Hi, I am using dsub to submit a bunch of jobs to GCE, which run inside a docker image and use the Python's multiprocessing library for further parallelization inside of that. The jobs themselves run fine, but there is a certain number (anywhere between 10-20%) that finish up, but freeze at the very end, and just keep endlessly logging out without actually terminating, e.g.:

2023-08-04 13:16:19 INFO: gsutil -h Content-Type:text/plain -mq cp /tmp/continuous_logging_action/stdout gs://bucket/outdir/test/test_dir/003/log/test---user--230804-130707-40.1-stdout.log

What's weird is that this behavior is non-deterministic - I can submit the same jobs multiple time and each round different jobs will freeze, so it's not an issue with the input data. I know my test case is good in general, because the jobs all run fine if I skip the internal multiprocessing altogether and just run all the pieces subsequently, it just takes longer, obviously.
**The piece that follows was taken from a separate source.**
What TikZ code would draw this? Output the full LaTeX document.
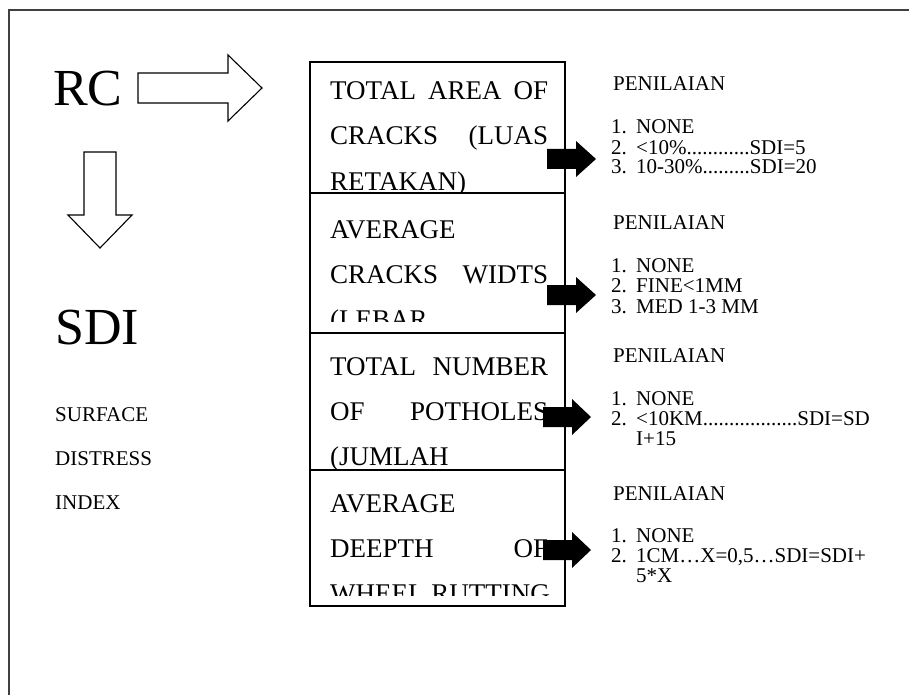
\documentclass[tikz,border=0pt]{standalone}
\usepackage{fontspec}
\setmainfont{Liberation Serif}
\begin{document}
\begin{tikzpicture}[x=1pt,y=-1pt,
  bigtxt/.style={anchor=base west,inner sep=0,font=\fontsize{52}{52}\selectfont},
  boxtxt/.style={anchor=base west,inner sep=0,font=\fontsize{27}{27}\selectfont},
  lefttxt/.style={anchor=base west,inner sep=0,font=\fontsize{21}{21}\selectfont},
  rtxt/.style={anchor=base west,inner sep=0,font=\fontsize{21}{21}\selectfont},
  hollow/.style={draw,line width=1.1pt,fill=white,line join=miter},
  solidarrow/.style={fill=black},
  boxline/.style={draw,line width=1.1pt}]
\useasboundingbox (0,0) rectangle (909,695);
\draw[line width=1.4pt,black!75] (9,695) -- (9,10) -- (909,10);

% left column
\node[bigtxt] (rc) at (53,106) {RC};
\draw[hollow] (138,73) -- (228,73) -- (228,55) -- (262,88) -- (228,121) -- (228,103) -- (138,103) -- cycle;
\draw[hollow] (84,152) -- (116,152) -- (116,215) -- (132,215) -- (100,248) -- (68,215) -- (84,215) -- cycle;
\node[bigtxt] (sdi) at (55,344) {SDI};
\node[lefttxt] (surf) at (55,421) {SURFACE};
\node[lefttxt] (dist) at (55,465) {DISTRESS};
\node[lefttxt] (idx) at (55,509) {INDEX};

% main box
\draw[boxline] (310,62) rectangle (565,606);
\draw[boxline] (310,193) -- (565,193);
\draw[boxline] (310,333) -- (565,333);
\draw[boxline] (310,470) -- (565,470);

\begin{scope}
\clip (310,62) rectangle (565,191);
\node[boxtxt] (a1) at (330,100) {\makebox[218pt][s]{TOTAL AREA OF}};
\node[boxtxt] (a2) at (330,145) {\makebox[218pt][s]{CRACKS (LUAS}};
\node[boxtxt] (a3) at (330,190) {RETAKAN)};
\end{scope}
\begin{scope}
\clip (310,193) rectangle (565,321);
\node[boxtxt] (b1) at (330,238) {AVERAGE};
\node[boxtxt] (b2) at (330,283) {\makebox[218pt][s]{CRACKS WIDTS}};
\node[boxtxt] (b3) at (330,328) {(LEBAR};
\end{scope}
\begin{scope}
\clip (310,333) rectangle (565,470);
\node[boxtxt] (c1) at (330,375) {\makebox[218pt][s]{TOTAL NUMBER}};
\node[boxtxt] (c2) at (330,420) {\makebox[218pt][s]{OF POTHOLES}};
\node[boxtxt] (c3) at (330,465) {(JUMLAH};
\end{scope}
\begin{scope}
\clip (310,470) rectangle (565,595);
\node[boxtxt] (d1) at (330,512) {AVERAGE};
\node[boxtxt] (d2) at (330,557) {\makebox[218pt][s]{DEEPTH OF}};
\node[boxtxt] (d3) at (330,602) {WHEEL RUTTING};
\end{scope}

% black arrows
\fill[solidarrow] (547,149) -- (576,149) -- (576,141) -- (596,159) -- (576,177) -- (576,169) -- (547,169) -- cycle;
\fill[solidarrow] (547,285) -- (576,285) -- (576,277) -- (596,295) -- (576,313) -- (576,305) -- (547,305) -- cycle;
\fill[solidarrow] (543,407) -- (572,407) -- (572,399) -- (591,417) -- (572,435) -- (572,427) -- (543,427) -- cycle;
\fill[solidarrow] (543,540) -- (572,540) -- (572,532) -- (591,550) -- (572,568) -- (572,560) -- (543,560) -- cycle;

% right texts
\node[rtxt] (p1) at (613,91) {PENILAIAN};
\node[rtxt] (p1a) at (611,134) {1.};
\node[rtxt] (p1at) at (636,134) {NONE};
\node[rtxt] (p1b) at (611,154) {2.};
\node[rtxt] (p1bt) at (636,154) {<10\%............SDI=5};
\node[rtxt] (p1c) at (611,174) {3.};
\node[rtxt] (p1ct) at (636,174) {10-30\%.........SDI=20};

\node[rtxt] (p2) at (613,229) {PENILAIAN};
\node[rtxt] (p2a) at (611,272) {1.};
\node[rtxt] (p2at) at (636,272) {NONE};
\node[rtxt] (p2b) at (611,292) {2.};
\node[rtxt] (p2bt) at (636,292) {FINE<1MM};
\node[rtxt] (p2c) at (611,313) {3.};
\node[rtxt] (p2ct) at (636,313) {MED 1-3 MM};

\node[rtxt] (p3) at (613,362) {PENILAIAN};
\node[rtxt] (p3a) at (611,405) {1.};
\node[rtxt] (p3at) at (636,405) {NONE};
\node[rtxt] (p3b) at (611,425) {2.};
\node[rtxt] (p3bt) at (636,425) {<10KM..................SDI=SD};
\node[rtxt] (p3bu) at (636,445) {I+15};

\node[rtxt] (p4) at (613,500) {PENILAIAN};
\node[rtxt] (p4a) at (611,542) {1.};
\node[rtxt] (p4at) at (636,542) {NONE};
\node[rtxt] (p4b) at (611,562) {2.};
\node[rtxt] (p4bt) at (636,562) {1CM…X=0,5…SDI=SDI+};
\node[rtxt] (p4bu) at (636,582) {5*X};
\end{tikzpicture}
\end{document}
I found a kind of similar issue here from a few years back that related to delocalization (#165) but I run some tests, added more memory and varied the CPU counts, to no avail, so it's not an issue with the executing VM.
My jobs use the logger lib for console outputs, and there is apparently a well-known issue with using that and multiprocessing, but I've commented all that logging stuff out, and it didn't help. I've tried reducing the size of the multiprocessing pool (e.g. 6 processes on an 8-core VM), and no change either.

Any insights or experiences that could help my situation would be GREATLY appreciated!

Hi @jacekzkominek ,

Sorry to hear about the battle with multiprocessing. Your note "this behavior is non-deterministic" is a painful part of multiprocessing and figuring out race conditions is often quite the time sink.

I don't have a lot of insight into issues with the multiprocessing library specifically. I am biased toward single-threaded solutions on cheap (preferably preemptible) VMs to avoid these issues. Not sure if any of that helps you for this case.

I do like that you attempted to use fewer processes than cores. That's one thing that has cropped up before where it helps to leave an "idle" core to service system needs.

The only other bits of help I think I can offer:

  • Does the likelihood of hanging decrease with the number of processes used?
  • Are you using the latest versions of Python/multiprocessing?
  • Are you using a "standard" Docker image?
  • Can use set up a kill/retry based on a maximum timeout?

A few years back, we had some workflows that for some inputs would run longer than 24 hours. We wanted to make sure that they didn't get preempted at 24 hours and retried (since they'd fail again), so we used the linux timeout command to generate a hard (non-preemption) failure. It looked something like:

timeout 23.5h STAR ...

(We actually wanted to kill it at 23 1/2 hours since delocalization could take 1/2 hour.)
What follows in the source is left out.